Nonenzymatic glycation alters protein structure and stability. A study of two eye lens crystallins

Abstract

We have investigated the effect of nonenzymatic glycation (fructation) in vitro on the structure and stability of two proteins that are glycated in vivo as a consequence of high endogenous levels of sugar. We find that whereas fructation leads to the structural destabilization of the monomeric gamma-crystallin from the core of the eye lens, it leads to an increase in stability in the multimeric alpha-crystallin of the lens cortex. Thus, while glycated gamma-crystallin shows (a) a longer wavelength of fluorescent emission, indicating a greater exposure of its aromatic side chains to the medium; (b) a reduced secondary structural content; and (c) a more facile denaturation by thermodynamic and chemical means, alpha-crystallin displays the opposite behavior. Furthermore, alpha-crystallin shows an increased tendency toward multimeric aggregation upon fructation. We interpret these differences in the broad context of the effects of neutralization of positive charges on protein structure and stability.
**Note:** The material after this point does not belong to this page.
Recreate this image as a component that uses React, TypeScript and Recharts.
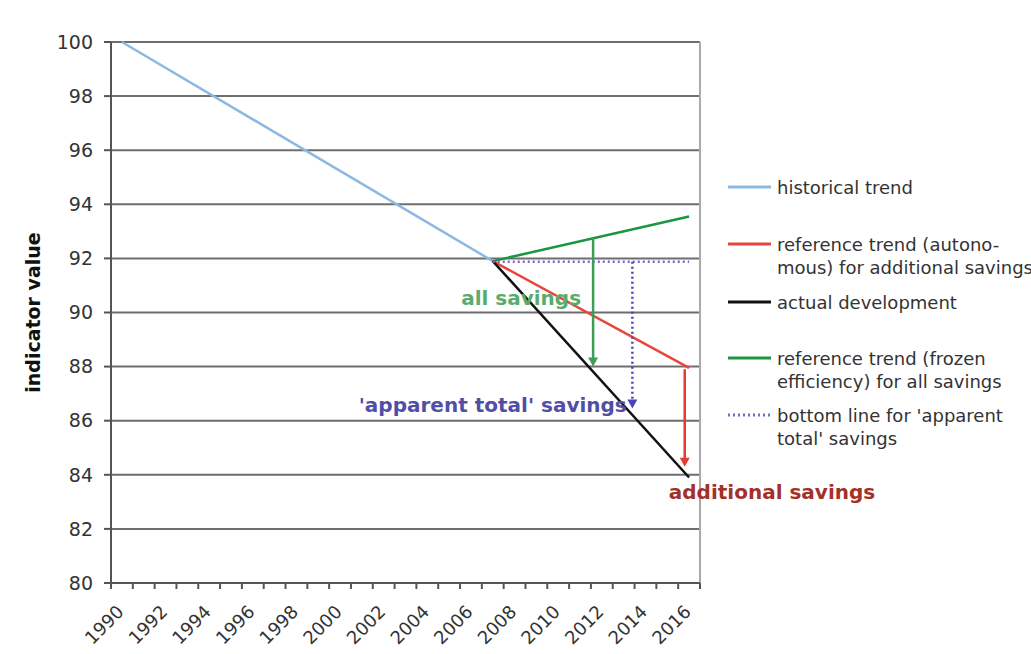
import React from "react";
import {
  ComposedChart,
  Line,
  XAxis,
  YAxis,
  CartesianGrid,
  ReferenceLine,
  ReferenceDot,
} from "recharts";

// data
const years = [1990, 2007, 2016];
const historical = [100, 91.9, null];
const autonomous = [null, 91.9, 87.95];
const actual = [null, 91.9, 83.9];
const frozen = [null, 91.9, 93.55];
const bottomLine = [null, 91.88, 91.88];

const yTicks = [80, 82, 84, 86, 88, 90, 92, 94, 96, 98, 100];
const boundaries = Array.from({ length: 28 }, (_, i) => 1989.5 + i);

// arrows: x, from, to
const arrows = [
  { name: "all", x: 2011.6, from: 92.74, to: 88.0, color: "#3e9e55", dash: undefined },
  { name: "apparent", x: 2013.4, from: 91.88, to: 86.45, color: "#4a44b8", dash: "2 3" },
  { name: "additional", x: 2015.8, from: 87.9, to: 84.3, color: "#e63b32", dash: undefined },
];

const notes = [
  { text: "all savings", x: 2008.3, y: 90.55, color: "#5bab6f" },
  { text: "'apparent total' savings", x: 2007.0, y: 86.6, color: "#4f4fa8" },
  { text: "additional savings", x: 2019.8, y: 83.36, color: "#a33128" },
];

const legendItems = [
  { lines: ["historical trend"], color: "#8cb8e4", dash: undefined, y: 188 },
  { lines: ["reference trend (autono-", "mous) for additional savings"], color: "#e8463c", dash: undefined, y: 245 },
  { lines: ["actual development"], color: "#111111", dash: undefined, y: 303 },
  { lines: ["reference trend (frozen", "efficiency) for all savings"], color: "#1a9641", dash: undefined, y: 359 },
  { lines: ["bottom line for 'apparent", "total' savings"], color: "#7b68c8", dash: "2 3", y: 416 },
];

const rows = years.map((year, i) => ({
  year,
  historical: historical[i],
  autonomous: autonomous[i],
  actual: actual[i],
  frozen: frozen[i],
  bottomLine: bottomLine[i],
}));

const W = 1031;
const H = 654;
const MARGIN = { top: 42, right: 331, bottom: 11, left: 51 };
const Y_W = 60;
const PLOT_W = W - MARGIN.left - MARGIN.right - Y_W;
const BAND = PLOT_W / 27;
const FONT = "'DejaVu Sans', Verdana, sans-serif";

function YearTick(props: any) {
  const { x, y, payload } = props;
  const year = payload.value + 0.5;
  if (year > 2016 || year % 2 !== 0) return null;
  const cx = x + BAND / 2 + 3;
  const cy = y + 22;
  return (
    <text
      x={cx}
      y={cy}
      textAnchor="end"
      fontSize={18}
      fontFamily={FONT}
      fill="#333"
      transform={`rotate(-45 ${cx} ${cy})`}
    >
      {year}
    </text>
  );
}

function Arrow(props: any) {
  const { x1, y1, x2, y2, stroke, strokeDasharray } = props;
  const dir = y2 > y1 ? 1 : -1;
  return (
    <g>
      <line x1={x1} y1={y1} x2={x2} y2={y2 - dir * 4} stroke={stroke} strokeWidth={2.5} strokeDasharray={strokeDasharray} />
      <polygon
        points={`${x2 - 5},${y2 - dir * 9} ${x2 + 5},${y2 - dir * 9} ${x2},${y2}`}
        fill={stroke}
      />
    </g>
  );
}

export default function App() {
  return (
    <div style={{ position: "absolute", left: 0, top: 0, width: W, height: H, background: "#fff" }}>
      <ComposedChart width={W} height={H} data={rows} margin={MARGIN}>
        <CartesianGrid vertical={false} stroke="#6e6e6e" strokeWidth={2} />
        <XAxis
          dataKey="year"
          type="number"
          domain={[1989.5, 2016.5]}
          ticks={boundaries}
          interval={0}
          height={60}
          tickSize={6}
          stroke="#555"
          strokeWidth={2}
          tick={<YearTick />}
        />
        <YAxis
          domain={[80, 100]}
          ticks={yTicks}
          interval={0}
          width={Y_W}
          tickSize={7}
          stroke="#555"
          strokeWidth={2}
          tick={{ fill: "#333", fontSize: 19, fontFamily: FONT, dx: -9 }}
          label={{
            value: "indicator value",
            angle: -90,
            position: "center",
            dx: -48,
            style: { fill: "#111", fontSize: 19, fontWeight: "bold", fontFamily: FONT },
          }}
        />
        <ReferenceLine x={2016.5} stroke="#aaa" strokeWidth={2} />
        <Line dataKey="historical" stroke="#8cb8e4" strokeWidth={2.5} dot={false} connectNulls isAnimationActive={false} />
        <Line dataKey="frozen" stroke="#1a9641" strokeWidth={2.5} dot={false} connectNulls isAnimationActive={false} />
        <Line dataKey="autonomous" stroke="#e8463c" strokeWidth={2.5} dot={false} connectNulls isAnimationActive={false} />
        <Line dataKey="actual" stroke="#111" strokeWidth={2.5} dot={false} connectNulls isAnimationActive={false} />
        <Line dataKey="bottomLine" stroke="#7b68c8" strokeWidth={2.5} strokeDasharray="2 3" dot={false} connectNulls isAnimationActive={false} />
        {arrows.map((a) => (
          <ReferenceLine
            key={a.name}
            segment={[{ x: a.x, y: a.from }, { x: a.x, y: a.to }]}
            stroke={a.color}
            strokeDasharray={a.dash}
            ifOverflow="visible"
            shape={<Arrow />}
          />
        ))}
        {notes.map((n) => (
          <ReferenceDot
            key={n.text}
            x={n.x}
            y={n.y}
            r={0}
            fill="none"
            stroke="none"
            ifOverflow="visible"
            label={{
              value: n.text,
              position: "center",
              fill: n.color,
              fontSize: 20,
              fontWeight: "bold",
              fontFamily: FONT,
            }}
          />
        ))}
      </ComposedChart>
      <svg style={{ position: "absolute", left: 0, top: 0 }} width={W} height={H}>
        {legendItems.map((it) => (
          <g key={it.lines[0]}>
            <line x1={728} x2={771} y1={it.y - 1} y2={it.y - 1} stroke={it.color} strokeWidth={3} strokeDasharray={it.dash} />
            {it.lines.map((l, j) => (
              <text key={l} x={777} y={it.y + 6 + j * 22.5} fontSize={18} fontFamily={FONT} fill="#333">
                {l}
              </text>
            ))}
          </g>
        ))}
      </svg>
    </div>
  );
}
Fructation tends to destabilize gamma-crystallin, by effecting a significant reversal in the balance of charges in the protein, at physiological pH. alpha-Crystallin is a multimeric protein whose pI is lower than its pH of optimum stability. Fructation in this case effectively neutralizes the cationic charges and promotes conformational order. This study indicates that although glycation brings about similar changes in the covalent chemical structures of proteins, its influence on the three-dimensional structures of different proteins can be different.